Common Dental Emergencies
A tooth emergency can happen to any child, any time. Your child might fall and break or knock out a tooth. Another might bite her cheek or tongue to the point of bleeding and swelling. Depending on the situation, you may need your child’s pediatric dentist to mend the mishap. Here’s what to do in the meantime.
The first thing to remember is to stay calm. Injuries to the mouth, face and teeth happen frequently in children. Remaining calm and taking prompt action will help minimize the damaging effects of the injury, and lessen your child’s discomfort.
Toothaches or Dental Pain
First, thoroughly rinse your child’s mouth with warm water. Use dental floss to remove any lodged food. If your child’s mouth is swollen, apply a cold compress to the outside of your child’s mouth or cheek. Never put aspirin or any other painkiller against the gums near the aching tooth because it may burn the gum tissue. See The dentist or your pediatric dentist as soon as possible.
Chipped or broken teeth.
Save any pieces. Rinse your child’s mouth using warm water; rinse any broken pieces. If there’s bleeding, apply a piece of gauze to the area for about 10 minutes or until the bleeding stops. Apply a cold compress to the outside of the mouth, cheek, or lip near the broken/chipped tooth to keep any swelling down and relieve pain. See The dentist as soon as possible.
Retrieve the tooth, hold it by the crown (the part that is usually exposed in the mouth), and rinse off the tooth root with water if it’s dirty. Do not scrub it or remove any attached tissue fragments. If possible, try to put the tooth back in place. Make sure it’s facing the right way. Never force it into the socket. If it’s not possible to reinsert the tooth in the socket, put the tooth in a small container of milk (or cup of water that contains a pinch of table salt, if milk is not available) or a product containing cell growth medium, such as Save-a-Tooth. In all cases, see The dentist as quickly as possible. Knocked out teeth with the highest chances of being saved are those seen by The dentist and returned to their socket within 1 hour of being knocked out. If its a baby tooth which has avulsed please do not try to put it back in the socket. See your pediatric dentist or Dr. Abarca as quickly as possible.

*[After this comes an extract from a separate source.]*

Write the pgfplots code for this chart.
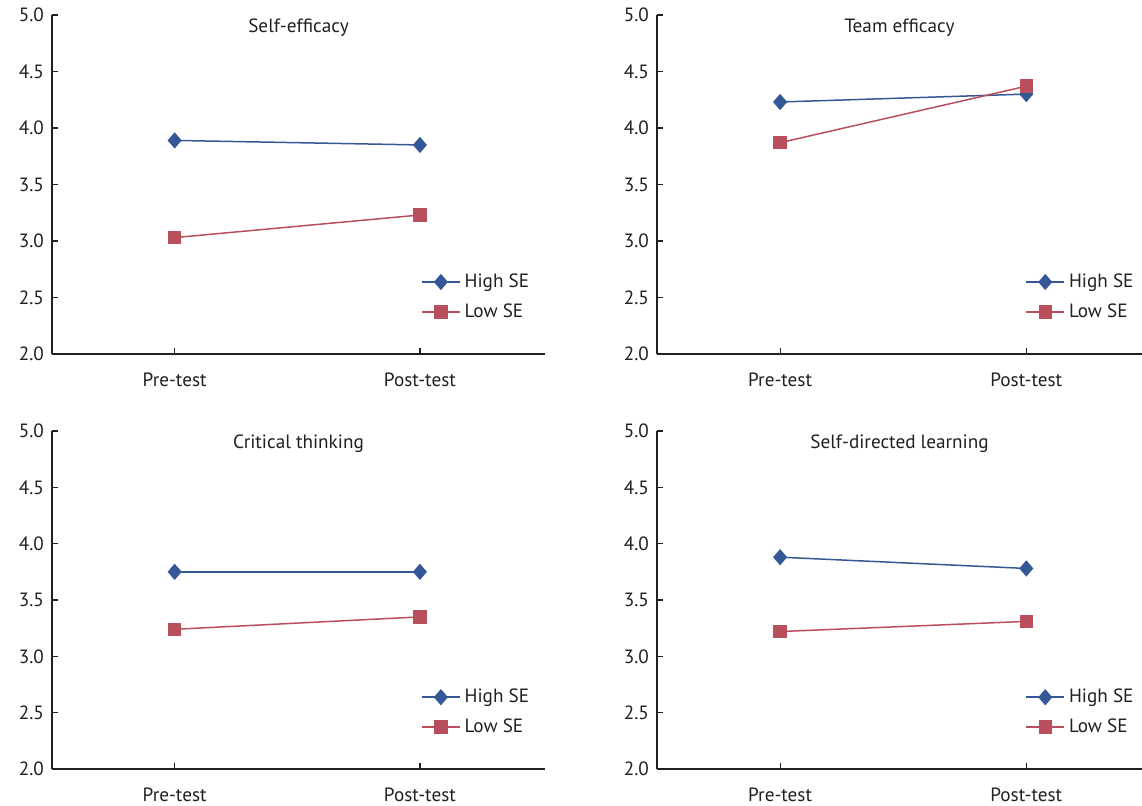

Objects caught between teeth.
First, try using dental floss to very gently and carefully remove the object from your child’s mouth. If you can’t get the object out, see your dentist. Never use a pin or other sharp object to poke at the stuck object.

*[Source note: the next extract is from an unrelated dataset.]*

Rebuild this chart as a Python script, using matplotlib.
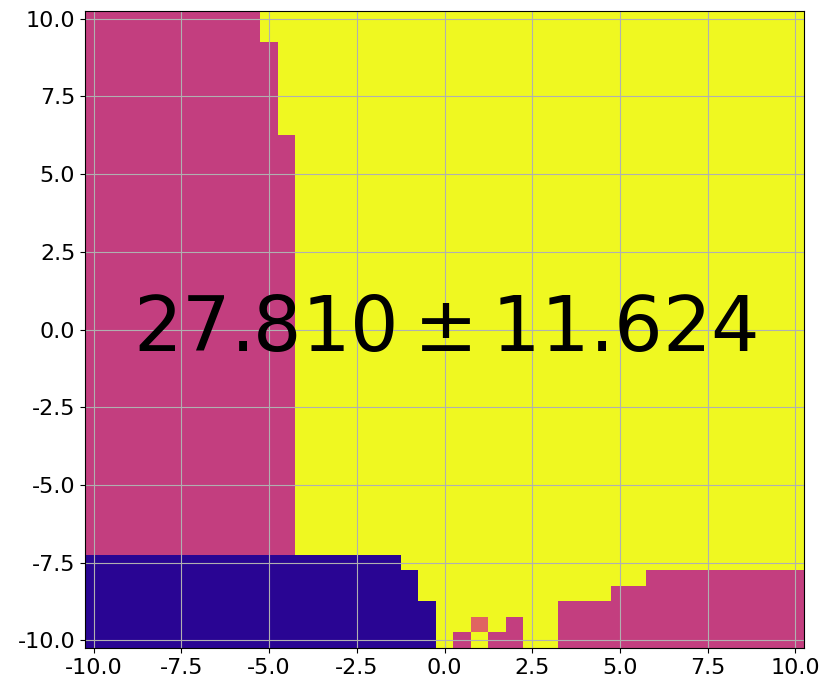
import numpy as np
import matplotlib
matplotlib.use('Agg')
import matplotlib.pyplot as plt

plt.rcParams['axes.unicode_minus'] = False

### Data
# cell centres run from -10 to 10 in steps of 0.5 (41 x 41 cells)
grid_min, grid_max, cell = -10.0, 10.0, 0.5
# colour value of each class on the plasma scale
class_vals = {'D': 0.05, 'M': 0.47, 'O': 0.60, 'Y': 1.00}
# run-length rows, top row (y=10) first: (class, number of cells)
row_runs = (
    [[('M', 10), ('Y', 31)]] * 2 +
    [[('M', 11), ('Y', 30)]] * 6 +
    [[('M', 12), ('Y', 29)]] * 27 +
    [[('D', 18), ('Y', 23)],
     [('D', 19), ('Y', 13), ('M', 9)],
     [('D', 19), ('Y', 11), ('M', 11)],
     [('D', 20), ('Y', 7), ('M', 14)],
     [('D', 20), ('Y', 2), ('O', 1), ('Y', 1), ('M', 1), ('Y', 2), ('M', 14)],
     [('D', 20), ('Y', 1), ('M', 1), ('Y', 1), ('M', 2), ('Y', 2), ('M', 14)]]
)
score_text = r'$27.810 \pm 11.624$'
ticks = [-10.0, -7.5, -5.0, -2.5, 0.0, 2.5, 5.0, 7.5, 10.0]

# Build value image from the runs
img = np.array([[class_vals[c] for c, n in row for _ in range(n)]
                for row in row_runs])

### Plot
fig = plt.figure(figsize=(8.3, 6.9), dpi=100)
ax = fig.add_axes([85/830, 1 - 648/690, (804-85)/830, (648-11)/690])
h = cell/2
ax.imshow(img, cmap='plasma', vmin=0, vmax=1, origin='upper',
          extent=[grid_min-h, grid_max+h, grid_min-h, grid_max+h],
          aspect='auto', interpolation='nearest')
ax.set_xticks(ticks)
ax.set_yticks(ticks)
ax.tick_params(labelsize=16)
ax.grid(True, color='#b0b0b0', linewidth=0.8)
ax.text(0, 0, score_text, fontsize=55, ha='center', va='center')

fig.savefig('out.png', dpi=100)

As a temporary measure, stick a piece of sugarless gum into the cavity (sugar-filled gum will cause pain) or use an over-the-counter dental cement. See The dentist as soon as possible.
Broken braces and wires.
If a wire breaks or sticks out of a bracket or band and is poking your child’s cheek, tongue, or gum, try using the eraser end of a pencil to push the wire into a more comfortable position. If you can’t reposition the wire, cover the end with a small cotton ball, or piece of gauze until you can get to The dentist’s office. Never cut the wire, as your child could end up swallowing it or breathing it into their lungs.
Swelling of the face
If you child is having swelling on the face the origin of it can be an infected tooth. Immediately see the pediatric dentist or a near by emergency room before it is too late.
Swollen or Red Gums
There can be various reasons for swollen gums. Rinse your child’s mouth with warm salt water and see Dr. Abarca as soon as possible. In the meantime, you can give your child Motrin or Tylenol if he or she is in pain.